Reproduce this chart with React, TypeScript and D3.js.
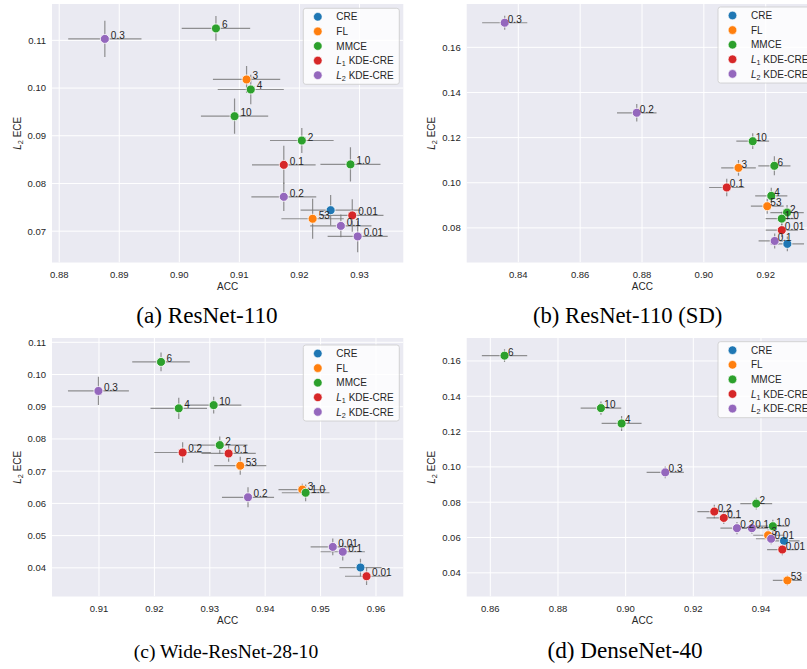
import React, { useEffect, useRef } from "react";
import * as d3 from "d3";

// methods + palette (seaborn tab10)
const methodNames = ["CRE", "FL", "MMCE", "L1 KDE-CRE", "L2 KDE-CRE"];
const methodColors = ["#1f77b4", "#ff7f0e", "#2ca02c", "#d62728", "#9467bd"];

// (a) ResNet-110
const methodA = [4, 2, 1, 2, 2, 2, 3, 2, 4, 0, 3, 1, 4, 4];
const labelA = ["0.3", "6", "3", "4", "10", "2", "0.1", "1.0", "0.2", "", "0.01", "53", "0.1", "0.01"];
const accA = [0.8876, 0.9061, 0.9112, 0.9119, 0.9092, 0.9204, 0.9174, 0.9285, 0.9174, 0.9252, 0.9288, 0.9222, 0.9269, 0.9297];
const accErrA = [0.0061, 0.0057, 0.0056, 0.0055, 0.0056, 0.0053, 0.0053, 0.005, 0.0054, 0.005, 0.0052, 0.0052, 0.0051, 0.005];
const eceA = [0.1103, 0.1125, 0.1018, 0.0997, 0.0941, 0.089, 0.0839, 0.084, 0.0772, 0.0744, 0.0733, 0.0726, 0.0711, 0.0689];
const eceErrA = [0.0038, 0.0026, 0.0028, 0.0031, 0.0037, 0.0026, 0.004, 0.0036, 0.003, 0.0032, 0.0034, 0.0042, 0.0024, 0.0033];

// (b) ResNet-110 (SD)
const methodB = [4, 4, 2, 1, 2, 3, 2, 1, 2, 2, 3, 4, 0];
const labelB = ["0.3", "0.2", "10", "3", "6", "0.1", "4", "53", "2", "1.0", "0.01", "0.1", ""];
const accB = [0.8356, 0.8783, 0.9158, 0.9112, 0.9228, 0.9074, 0.9218, 0.9205, 0.9269, 0.9252, 0.9252, 0.9229, 0.927];
const accErrB = [0.0073, 0.0064, 0.0053, 0.0056, 0.0052, 0.0057, 0.0052, 0.0053, 0.0054, 0.0052, 0.0052, 0.0052, 0.0054];
const eceB = [0.1709, 0.131, 0.1184, 0.1066, 0.1075, 0.0979, 0.0942, 0.0896, 0.0868, 0.0841, 0.079, 0.0742, 0.0729];
const eceErrB = [0.0031, 0.0039, 0.0035, 0.0035, 0.0042, 0.0039, 0.0036, 0.0033, 0.0033, 0.003, 0.003, 0.0033, 0.0033];

// (c) Wide-ResNet-28-10
const methodC = [2, 4, 2, 2, 2, 3, 3, 1, 1, 2, 4, 4, 4, 0, 3];
const labelC = ["6", "0.3", "4", "10", "2", "0.2", "0.1", "53", "3", "1.0", "0.2", "0.01", "0.1", "", "0.01"];
const accC = [0.9212, 0.9099, 0.9244, 0.9307, 0.9318, 0.9251, 0.9334, 0.9355, 0.9467, 0.9473, 0.9369, 0.9522, 0.954, 0.9572, 0.9583];
const accErrC = [0.0052, 0.0055, 0.0051, 0.005, 0.005, 0.0051, 0.0049, 0.0047, 0.0043, 0.0043, 0.0047, 0.004, 0.004, 0.0038, 0.0039];
const eceC = [0.1039, 0.0949, 0.0895, 0.0905, 0.0781, 0.0758, 0.0755, 0.0717, 0.0643, 0.0633, 0.0619, 0.0465, 0.045, 0.0401, 0.0374];
const eceErrC = [0.0029, 0.0044, 0.0033, 0.0026, 0.0027, 0.0032, 0.0026, 0.0028, 0.0018, 0.0026, 0.0031, 0.0026, 0.0027, 0.0027, 0.0027];

// (d) DenseNet-40
const methodD = [2, 2, 2, 4, 2, 3, 3, 4, 4, 2, 1, 4, 0, 3, 1];
const labelD = ["6", "10", "4", "0.3", "2", "0.2", "0.1", "0.2", "0.1", "1.0", "3", "0.01", "", "0.01", "53"];
const accD = [0.8642, 0.8927, 0.8988, 0.9117, 0.9386, 0.9262, 0.929, 0.9329, 0.9373, 0.9435, 0.9421, 0.943, 0.9468, 0.9463, 0.9478];
const accErrD = [0.0067, 0.006, 0.0059, 0.0055, 0.0047, 0.005, 0.0051, 0.0049, 0.0048, 0.0047, 0.0044, 0.0045, 0.0046, 0.0045, 0.0043];
const eceD = [0.163, 0.1333, 0.1246, 0.0969, 0.0792, 0.0747, 0.0711, 0.0653, 0.0653, 0.0664, 0.0613, 0.0593, 0.0581, 0.0532, 0.0357];
const eceErrD = [0.0036, 0.0038, 0.0042, 0.0033, 0.0033, 0.0038, 0.0035, 0.0035, 0.0032, 0.0036, 0.0033, 0.0031, 0.003, 0.0033, 0.0028];

const xTicksA = [0.88, 0.89, 0.9, 0.91, 0.92, 0.93];
const yTicksA = [0.07, 0.08, 0.09, 0.1, 0.11];
const xTicksB = [0.84, 0.86, 0.88, 0.9, 0.92];
const yTicksB = [0.08, 0.1, 0.12, 0.14, 0.16];
const xTicksC = [0.91, 0.92, 0.93, 0.94, 0.95, 0.96];
const yTicksC = [0.04, 0.05, 0.06, 0.07, 0.08, 0.09, 0.1, 0.11];
const xTicksD = [0.86, 0.88, 0.9, 0.92, 0.94];
const yTicksD = [0.04, 0.06, 0.08, 0.1, 0.12, 0.14, 0.16];

const captions = ["(a) ResNet-110", "(b) ResNet-110 (SD)", "(c) Wide-ResNet-28-10", "(d) DenseNet-40"];

const SANS = "'Liberation Sans', Arial, sans-serif";
const INK = "#262626";
const W = 351.3, H = 258.5;

const panels = [
  { left: 52, top: 4, xd: [0.8788, 0.9373], yd: [0.06343, 0.11762], xt: xTicksA, yt: yTicksA,
    m: methodA, lab: labelA, acc: accA, accErr: accErrA, ece: eceA, eceErr: eceErrA, leg: [303.3, 8.3], cap: [207, 322.5, 23.2] },
  { left: 466.7, top: 4, xd: [0.82331, 0.93691], yd: [0.06466, 0.1792], xt: xTicksB, yt: yTicksB,
    m: methodB, lab: labelB, acc: accB, accErr: accErrB, ece: eceB, eceErr: eceErrB, leg: [718, 7], cap: [627.7, 322.5, 22.7] },
  { left: 52, top: 338, xd: [0.90152, 0.96493], yd: [0.03111, 0.11133], xt: xTicksC, yt: yTicksC,
    m: methodC, lab: labelC, acc: accC, accErr: accErrC, ece: eceC, eceErr: eceErrC, leg: [303.3, 345], cap: [226, 657.7, 19.6] },
  { left: 466.7, top: 338, xd: [0.85302, 0.95685], yd: [0.0266, 0.173], xt: xTicksD, yt: yTicksD,
    m: methodD, lab: labelD, acc: accD, accErr: accErrD, ece: eceD, eceErr: eceErrD, leg: [718, 341.7], cap: [625, 657.7, 23.2] },
];

function subLabel(sel, main, sub, rest, size) {
  sel.append("tspan").style("font-style", "italic").text(main);
  sel.append("tspan").attr("baseline-shift", "-25%").style("font-size", size * 0.72 + "px").text(sub);
  sel.append("tspan").text(rest);
}

export default function App() {
  const ref = useRef(null);

  useEffect(() => {
    const svg = d3.select(ref.current);
    svg.selectAll("*").remove();

    panels.forEach((p, pi) => {
      const x = d3.scaleLinear().domain(p.xd).range([0, W]);
      const y = d3.scaleLinear().domain(p.yd).range([H, 0]);
      const clipId = "clip" + pi;
      svg.append("clipPath").attr("id", clipId).append("rect").attr("width", W).attr("height", H);

      const g = svg.append("g").attr("transform", `translate(${p.left},${p.top})`);
      g.append("rect").attr("width", W).attr("height", H).attr("fill", "#eaeaf2");

      const plot = g.append("g").attr("clip-path", `url(#${clipId})`);
      plot.selectAll(".gx").data(p.xt).join("line")
        .attr("x1", d => x(d)).attr("x2", d => x(d)).attr("y1", 0).attr("y2", H)
        .attr("stroke", "white").attr("stroke-width", 1);
      plot.selectAll(".gy").data(p.yt).join("line")
        .attr("y1", d => y(d)).attr("y2", d => y(d)).attr("x1", 0).attr("x2", W)
        .attr("stroke", "white").attr("stroke-width", 1);

      const idx = d3.range(p.acc.length);
      // error bars
      plot.selectAll(".eh").data(idx).join("line")
        .attr("x1", i => x(p.acc[i] - p.accErr[i])).attr("x2", i => x(p.acc[i] + p.accErr[i]))
        .attr("y1", i => y(p.ece[i])).attr("y2", i => y(p.ece[i]))
        .attr("stroke", "#777").attr("stroke-opacity", 0.8).attr("stroke-width", 1.2);
      plot.selectAll(".ev").data(idx).join("line")
        .attr("x1", i => x(p.acc[i])).attr("x2", i => x(p.acc[i]))
        .attr("y1", i => y(p.ece[i] - p.eceErr[i])).attr("y2", i => y(p.ece[i] + p.eceErr[i]))
        .attr("stroke", "#777").attr("stroke-opacity", 0.8).attr("stroke-width", 1.2);
      // points
      plot.selectAll("circle").data(idx).join("circle")
        .attr("cx", i => x(p.acc[i])).attr("cy", i => y(p.ece[i])).attr("r", 4.5)
        .attr("fill", i => methodColors[p.m[i]]).attr("stroke", "white").attr("stroke-width", 0.8);
      // annotations
      plot.selectAll(".ann").data(idx).join("text")
        .attr("x", i => x(p.acc[i] + 0.001)).attr("y", i => y(p.ece[i]))
        .attr("font-family", SANS).attr("font-size", 10).attr("fill", INK)
        .text(i => p.lab[i]);

      // ticks
      g.selectAll(".tx").data(p.xt).join("text")
        .attr("x", d => x(d)).attr("y", H + 15.2).attr("text-anchor", "middle")
        .attr("font-family", SANS).attr("font-size", 9.5).attr("fill", INK)
        .text(d => d3.format(".2f")(d));
      g.selectAll(".ty").data(p.yt).join("text")
        .attr("x", -6).attr("y", d => y(d) + 3.4).attr("text-anchor", "end")
        .attr("font-family", SANS).attr("font-size", 9.5).attr("fill", INK)
        .text(d => d3.format(".2f")(d));

      g.append("text").attr("x", W / 2).attr("y", H + 27.5).attr("text-anchor", "middle")
        .attr("font-family", SANS).attr("font-size", 10).attr("fill", INK).text("ACC");
      const yl = g.append("text").attr("transform", `translate(-31.5,${H / 2}) rotate(-90)`)
        .attr("text-anchor", "middle").attr("font-family", SANS).attr("font-size", 10).attr("fill", INK);
      subLabel(yl, "L", "2", " ECE", 10);

      // legend
      const lg = svg.append("g").attr("transform", `translate(${p.leg[0]},${p.leg[1]})`);
      lg.append("rect").attr("width", 96).attr("height", 76).attr("rx", 2.5)
        .attr("fill", "white").attr("fill-opacity", 0.8).attr("stroke", "#cccccc").attr("stroke-width", 0.8);
      methodNames.forEach((name, k) => {
        const cy = 8.5 + k * 14.6;
        lg.append("circle").attr("cx", 14.5).attr("cy", cy).attr("r", 4.3)
          .attr("fill", methodColors[k]).attr("stroke", "white").attr("stroke-width", 0.6);
        const t = lg.append("text").attr("x", 33).attr("y", cy + 3.6)
          .attr("font-family", SANS).attr("font-size", 10).attr("fill", INK);
        if (name.startsWith("L1") || name.startsWith("L2")) subLabel(t, "L", name[1], name.slice(2), 10);
        else t.text(name);
      });

      svg.append("text").attr("x", p.cap[0]).attr("y", p.cap[1]).attr("text-anchor", "middle")
        .attr("font-family", "'Liberation Serif', 'Times New Roman', serif").attr("font-size", p.cap[2])
        .attr("fill", "black").text(captions[pi]);
    });
  }, []);

  return (
    <svg ref={ref} width={807} height={669}
      style={{ position: "absolute", left: 0, top: 0, background: "white", display: "block" }} />
  );
}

--------

## Work instructions
Show each line of the data that contains the string "React".

## The answer
Reproduce this chart with React, TypeScript and D3.js.
import React, { useEffect, useRef } from "react";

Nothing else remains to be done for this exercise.